Meskipun kritik terus berdatangan, Juru Bicara Kementerian Luar Negeri Cina, Geng Shuang. mengapresiasi keputusan Jepang soal penamaan kekaisaran di bawah kepemimpinan anak sulung Akihito, pangeran Naruhito.
" Karena itu adalah keinginan dari Jepang sendiri” ujar Shuang.

Di Jepang, antusiasme tinggi masyarakat atas penamaan kekaisaran tersebut. “Era Heisei adalah era yang damai, meskipun kriminalitas ada, setidaknya perang tidak terjadi” ujar Hisako Tanura, warga Kobe berusia 70 tahun.
Begitu pula Atsuhiro Ono, 21 tahun, mahasiswa prefektur Hyogo: “Kita sebagai masyarakat harus bekerja sama untuk menyelesaikan masalah dengan pikiran positif.”
Jepang masih menjaga tradisi penamaan dinasti mereka dan tetap menggunakan kalender Masehi untuk dokumen resmi. Seperti dalam surat kabar, SIM, koran, dan lain-lain, yang menggunakan nama khusus.
Contohnya, Dinasti pertama, Dinasti Taishou (1912-1926) menggambarkan kebesaran Jepang, kemudian dilanjutkan Dinasti Showa (1926-1989), yang menggambarkan pembangunan dan keterbukaan Jepang yang disertai Restorasi Meiji, membuka Jepang pada dunia pada tahun 1816-1912, era kebangkitan Jepang. Era Heisei, (1989-2019) menandakan modernisasi Jepang dan era perdamaian di masa kekaisaran Akihito. Pada masa ini, perekonomian Jepang sedang tumbuh dengan pesat.

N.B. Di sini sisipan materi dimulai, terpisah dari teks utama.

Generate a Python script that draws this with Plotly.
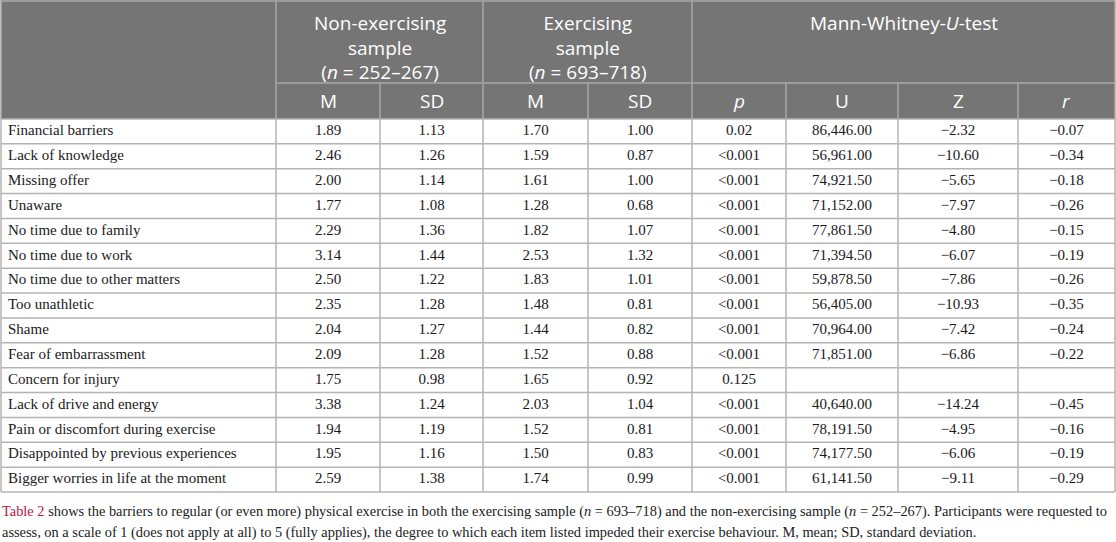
import plotly.graph_objects as go

# table content
barriers = ["Financial barriers", "Lack of knowledge", "Missing offer", "Unaware",
            "No time due to family", "No time due to work", "No time due to other matters",
            "Too unathletic", "Shame", "Fear of embarrassment", "Concern for injury",
            "Lack of drive and energy", "Pain or discomfort during exercise",
            "Disappointed by previous experiences", "Bigger worries in life at the moment"]
non_m = [1.89, 2.46, 2.00, 1.77, 2.29, 3.14, 2.50, 2.35, 2.04, 2.09, 1.75, 3.38, 1.94, 1.95, 2.59]
non_sd = [1.13, 1.26, 1.14, 1.08, 1.36, 1.44, 1.22, 1.28, 1.27, 1.28, 0.98, 1.24, 1.19, 1.16, 1.38]
ex_m = [1.70, 1.59, 1.61, 1.28, 1.82, 2.53, 1.83, 1.48, 1.44, 1.52, 1.65, 2.03, 1.52, 1.50, 1.74]
ex_sd = [1.00, 0.87, 1.00, 0.68, 1.07, 1.32, 1.01, 0.81, 0.82, 0.88, 0.92, 1.04, 0.81, 0.83, 0.99]
p_vals = ["0.02", "<0.001", "<0.001", "<0.001", "<0.001", "<0.001", "<0.001", "<0.001",
          "<0.001", "<0.001", "0.125", "<0.001", "<0.001", "<0.001", "<0.001"]
u_vals = [86446.00, 56961.00, 74921.50, 71152.00, 77861.50, 71394.50, 59878.50, 56405.00,
          70964.00, 71851.00, None, 40640.00, 78191.50, 74177.50, 61141.50]
z_vals = [-2.32, -10.60, -5.65, -7.97, -4.80, -6.07, -7.86, -10.93, -7.42, -6.86, None,
          -14.24, -4.95, -6.06, -9.11]
r_vals = [-0.07, -0.34, -0.18, -0.26, -0.15, -0.19, -0.26, -0.35, -0.24, -0.22, None,
          -0.45, -0.16, -0.19, -0.29]

group_headers = ["Non-exercising<br>sample<br>(<i>n</i> = 252–267)",
                 "Exercising<br>sample<br>(<i>n</i> = 693–718)",
                 "Mann-Whitney-<i>U</i>-test"]
sub_headers = ["M", "SD", "M", "SD", "<i>p</i>", "U", "Z", "<i>r</i>"]

caption1 = ("<span style='color:#c0143c'>Table 2</span> shows the barriers to regular (or even more) "
            "physical exercise in both the exercising sample (<i>n</i> = 693–718) and the "
            "non-exercising sample (<i>n</i> = 252–267). Participants were requested to")
caption2 = ("assess, on a scale of 1 (does not apply at all) to 5 (fully applies), the degree to "
            "which each item listed impeded their exercise behaviour. M, mean; SD, standard deviation.")


def num(v):
    return f"{v:.2f}"


def neg(v):
    return "" if v is None else f"{v:.2f}".replace("-", "−")


def uf(v):
    return "" if v is None else f"{v:,.2f}"


columns = [barriers,
           [num(v) for v in non_m], [num(v) for v in non_sd],
           [num(v) for v in ex_m], [num(v) for v in ex_sd],
           p_vals, [uf(v) for v in u_vals], [neg(v) for v in z_vals], [neg(v) for v in r_vals]]

# layout geometry (pixels)
W, H = 1116, 542
col_edges = [1, 276, 380, 483, 588, 692, 786, 898, 1018, 1115]
h1_bot, h2_bot, tbl_bot = 83, 119, 492
n = len(barriers)
row_h = (tbl_bot - h2_bot) / n
row_mid = [h2_bot + row_h * (i + 0.5) for i in range(n)]

head_bg = "#757575"
head_line = "#a9a9a9"
body_line = "#b3b3b3"

fig = go.Figure()
shapes = []
# header background
shapes.append(dict(type="rect", x0=col_edges[0], x1=col_edges[-1], y0=0, y1=h2_bot,
                   fillcolor=head_bg, line=dict(width=0), layer="below"))
# body horizontal lines
for i in range(n + 1):
    y = h2_bot + row_h * i
    shapes.append(dict(type="line", x0=col_edges[0], x1=col_edges[-1], y0=y, y1=y,
                       line=dict(color=body_line, width=1.5)))
# body vertical lines
for x in col_edges:
    shapes.append(dict(type="line", x0=x, x1=x, y0=h2_bot, y1=tbl_bot,
                       line=dict(color=body_line, width=1.5)))
# header lines
shapes.append(dict(type="line", x0=col_edges[0], x1=col_edges[-1], y0=1, y1=1,
                   line=dict(color=head_line, width=1.5)))
shapes.append(dict(type="line", x0=col_edges[1], x1=col_edges[-1], y0=h1_bot, y1=h1_bot,
                   line=dict(color=head_line, width=1.5)))
for x in [col_edges[0], col_edges[1], col_edges[3], col_edges[5], col_edges[-1]]:
    shapes.append(dict(type="line", x0=x, x1=x, y0=0, y1=h2_bot,
                       line=dict(color=head_line, width=1.5)))
for x in [col_edges[2], col_edges[4], col_edges[6], col_edges[7], col_edges[8]]:
    shapes.append(dict(type="line", x0=x, x1=x, y0=h1_bot, y1=h2_bot,
                       line=dict(color=head_line, width=1.5)))

annotations = []
spans = [(1, 3), (3, 5), (5, 9)]
for text, (a, b) in zip(group_headers, spans):
    annotations.append(dict(x=(col_edges[a] + col_edges[b]) / 2, y=8, text=text,
                            xanchor="center", yanchor="top", showarrow=False, align="center",
                            font=dict(family="Open Sans", size=19, color="white")))
for j, text in enumerate(sub_headers):
    annotations.append(dict(x=(col_edges[j + 1] + col_edges[j + 2]) / 2,
                            y=(h1_bot + h2_bot) / 2, text=text, xanchor="center",
                            yanchor="middle", showarrow=False,
                            font=dict(family="Open Sans", size=19, color="white")))

# body text through scatter traces
for j, col in enumerate(columns):
    if j == 0:
        xs = [col_edges[0] + 7] * n
        pos = "middle right"
    else:
        xs = [(col_edges[j] + col_edges[j + 1]) / 2] * n
        pos = "middle center"
    fig.add_trace(go.Scatter(x=xs, y=row_mid, text=col, mode="text", textposition=pos,
                             textfont=dict(family="Liberation Serif", size=15, color="#1a1a1a"),
                             hoverinfo="skip", showlegend=False, cliponaxis=False))

annotations.append(dict(x=0, y=511, text=caption1, xanchor="left", yanchor="middle",
                        showarrow=False, font=dict(family="Liberation Serif", size=14.4, color="#222")))
annotations.append(dict(x=0, y=532, text=caption2, xanchor="left", yanchor="middle",
                        showarrow=False, font=dict(family="Liberation Serif", size=14.4, color="#222")))

fig.update_layout(width=W, height=H, margin=dict(l=0, r=0, t=0, b=0),
                  paper_bgcolor="white", plot_bgcolor="white",
                  shapes=shapes, annotations=annotations,
                  xaxis=dict(range=[0, W], visible=False, fixedrange=True),
                  yaxis=dict(range=[H, 0], visible=False, fixedrange=True))
fig.write_html("out.html", config={"displayModeBar": False},
               post_script="document.body.style.margin='0';")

Era kekaisaran Reiwa bergulir pada 1 Mei mendatang. Sekali pun perekonomian sedang baik, namun Jepang menghadapi sejumlah tantangan seperti populasi rakyat berusia di atas 85 tahun terus bertambah yang mengancam ketersediaan tenaga kerja, dan pertumbuhan ekonomi.